I find it very difficult to get my head around the extent to which life has changed since I was a child.
This whole issue came into focus over the last few weeks when all the talk here in Ireland was about the fundamental need to get childcare services and schools open so that the economy could open up again.
It brought me back to my school days and the memory I have of one day, yes just one day, that I had to stay in school for lunch because Mother wasn’t going to be at home.
Imagine, she was there every day with lunch ready and full of interest in hearing about all the news from the mornings’ happenings at school.
She was of a generation who was legally barred from working after she got married.
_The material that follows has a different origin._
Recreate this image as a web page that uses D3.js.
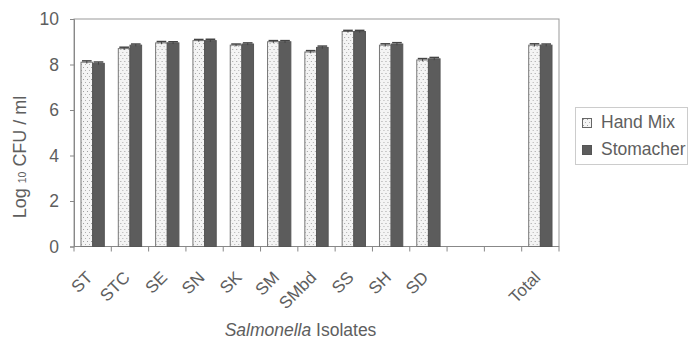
<!DOCTYPE html>
<html>
<head>
<meta charset="utf-8">
<script src="https://cdn.jsdelivr.net/npm/d3@7/dist/d3.min.js"></script>
<style>
  html, body { margin: 0; padding: 0; background: #fff; }
  svg { display: block; }
  text { font-family: "Liberation Sans", Arial, sans-serif; fill: #5e5e5e; }
</style>
</head>
<body>
<svg id="chart" width="689" height="339"></svg>
<script>
const categories = ["ST", "STC", "SE", "SN", "SK", "SM", "SMbd", "SS", "SH", "SD", "", " ", "Total"];
const handMix   = [8.10, 8.70, 8.95, 9.05, 8.85, 9.00, 8.55, 9.45, 8.85, 8.20, null, null, 8.85];
const stomacher = [8.05, 8.85, 8.95, 9.05, 8.90, 9.00, 8.75, 9.45, 8.90, 8.25, null, null, 8.85];
const handMixErr   = [0.06, 0.06, 0.06, 0.05, 0.05, 0.05, 0.06, 0.05, 0.06, 0.06, null, null, 0.06];
const stomacherErr = [0.06, 0.05, 0.05, 0.06, 0.05, 0.05, 0.06, 0.05, 0.06, 0.06, null, null, 0.05];
const yTicks = [0, 2, 4, 6, 8, 10];
const seriesNames = ["Hand Mix", "Stomacher"];

const svg = d3.select("#chart");
const plot = { left: 74, right: 559, top: 19, bottom: 246.5 };

const defs = svg.append("defs");
const pat = defs.append("pattern").attr("id", "dots")
  .attr("patternUnits", "userSpaceOnUse").attr("width", 4).attr("height", 6);
pat.append("rect").attr("width", 4).attr("height", 6).attr("fill", "#f4f4f4");
pat.append("rect").attr("x", 1).attr("y", 1).attr("width", 1).attr("height", 1).attr("fill", "#a0a0a0");
pat.append("rect").attr("x", 3).attr("y", 4).attr("width", 1).attr("height", 1).attr("fill", "#b0b0b0");

const x = d3.scaleBand().domain(categories).range([plot.left, plot.right]).padding(0);
const xs = d3.scaleBand().domain(seriesNames).range([7, x.bandwidth() - 7]).padding(0);
const y = d3.scaleLinear().domain([0, 10]).range([plot.bottom, plot.top]);

// plot frame
svg.append("rect")
  .attr("x", plot.left).attr("y", plot.top)
  .attr("width", plot.right - plot.left).attr("height", plot.bottom - plot.top)
  .attr("fill", "none").attr("stroke", "#999").attr("stroke-width", 1);

// y axis
const yAxis = svg.append("g").attr("transform", `translate(${plot.left},0)`)
  .call(d3.axisLeft(y).tickValues(yTicks).tickSize(4).tickPadding(11));
yAxis.select(".domain").attr("stroke", "#888");
yAxis.selectAll(".tick line").attr("stroke", "#888");
yAxis.selectAll(".tick text").attr("font-size", 17.5).attr("fill", "#5e5e5e")
  .attr("font-family", "'Liberation Sans', Arial, sans-serif");

// x axis line + ticks at boundaries
const xAxisG = svg.append("g");
xAxisG.append("line").attr("x1", plot.left).attr("x2", plot.right)
  .attr("y1", plot.bottom).attr("y2", plot.bottom).attr("stroke", "#888");
xAxisG.selectAll("line.tk").data(categories.concat(["__end"]))
  .enter().append("line").attr("class", "tk")
  .attr("x1", (d, i) => i < categories.length ? x(d) : plot.right)
  .attr("x2", (d, i) => i < categories.length ? x(d) : plot.right)
  .attr("y1", plot.bottom).attr("y2", plot.bottom + 5).attr("stroke", "#888");
xAxisG.selectAll("text.xl").data(categories.filter(c => c.trim() !== ""))
  .enter().append("text").attr("class", "xl")
  .attr("transform", d => `translate(${x(d) + x.bandwidth() / 2 + 1},${plot.bottom + 32}) rotate(-45)`)
  .attr("text-anchor", "end").attr("font-size", 17).text(d => d);

// bars
const rows = categories.map((c, i) => ({ c, vals: [
  { s: "Hand Mix", v: handMix[i], e: handMixErr[i] },
  { s: "Stomacher", v: stomacher[i], e: stomacherErr[i] }
]}));
const g = svg.append("g");
const grp = g.selectAll("g.cat").data(rows).enter().append("g")
  .attr("transform", d => `translate(${x(d.c)},0)`);
const bars = grp.selectAll("g.bar").data(d => d.vals.filter(v => v.v != null)).enter().append("g");
bars.append("rect")
  .attr("x", d => xs(d.s)).attr("width", xs.bandwidth())
  .attr("y", d => y(d.v)).attr("height", d => y(0) - y(d.v))
  .attr("fill", d => d.s === "Hand Mix" ? "url(#dots)" : "#5c5c5c")
  .attr("stroke", d => d.s === "Hand Mix" ? "#777" : "#555")
  .attr("stroke-width", 1);
// error bars
bars.append("line")
  .attr("x1", d => xs(d.s) + xs.bandwidth() / 2).attr("x2", d => xs(d.s) + xs.bandwidth() / 2)
  .attr("y1", d => y(d.v - d.e)).attr("y2", d => y(d.v + d.e))
  .attr("stroke", "#444").attr("stroke-width", 1);
bars.append("line")
  .attr("x1", d => xs(d.s) + 1).attr("x2", d => xs(d.s) + xs.bandwidth() - 1)
  .attr("y1", d => y(d.v + d.e)).attr("y2", d => y(d.v + d.e))
  .attr("stroke", "#444").attr("stroke-width", 1.5);

// axis titles
svg.append("text")
  .attr("transform", `translate(${(224 + 377) / 2},336)`)
  .attr("text-anchor", "middle").attr("font-size", 17.5)
  .call(t => {
    t.append("tspan").attr("font-style", "italic").text("Salmonella");
    t.append("tspan").text(" Isolates");
  });
svg.append("text")
  .attr("transform", `translate(26,157) rotate(-90)`)
  .attr("text-anchor", "middle").attr("font-size", 18)
  .call(t => {
    t.append("tspan").text("Log ");
    t.append("tspan").attr("font-size", 10.5).text("10");
    t.append("tspan").text(" CFU / ml");
  });

// legend
const lg = svg.append("g");
lg.append("rect").attr("x", 575.5).attr("y", 107.5).attr("width", 112).attr("height", 57)
  .attr("fill", "#fff").attr("stroke", "#ccc");
const li = lg.selectAll("g.li").data(seriesNames).enter().append("g")
  .attr("transform", (d, i) => `translate(582,${118 + i * 27})`);
li.append("rect").attr("width", 9).attr("height", 9).attr("x", 0.5).attr("y", 0.5)
  .attr("fill", d => d === "Hand Mix" ? "url(#dots)" : "#5c5c5c")
  .attr("stroke", d => d === "Hand Mix" ? "#666" : "#555");
li.append("text").attr("x", 19).attr("y", 10).attr("font-size", 17.5).text(d => d);
</script>
</body>
</html>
She resented that imposition but certainly didn’t take it out on us.
I was of a generation when women weren’t banned from working BUT I wanted to be here for young son, as much possible, during his school years so worked from home and at night. Clearly, this wasn’t ideal in terms of enhancing my career but something in me just couldn’t have a situation where I would hardly see our young son or have him spending hours in after school care settings, which I would have absolutely hated as a kid.
Life seems to have changed so much and economics demands that both parents work to try and cover costs. I just wonder if we, as a society, have done the right thing. Should schools be essentially childminding services? Have we put material things ahead of caring, for both young and old?
Is there any chance that a bit of silver lining from this horrendous pandemic will be a reassessment of what we are doing, why we are doing it and whether there are better options for all involved in the complexity that is ‘family,’ ‘economy,’ ‘rights,’ equality’ and ‘loving care?’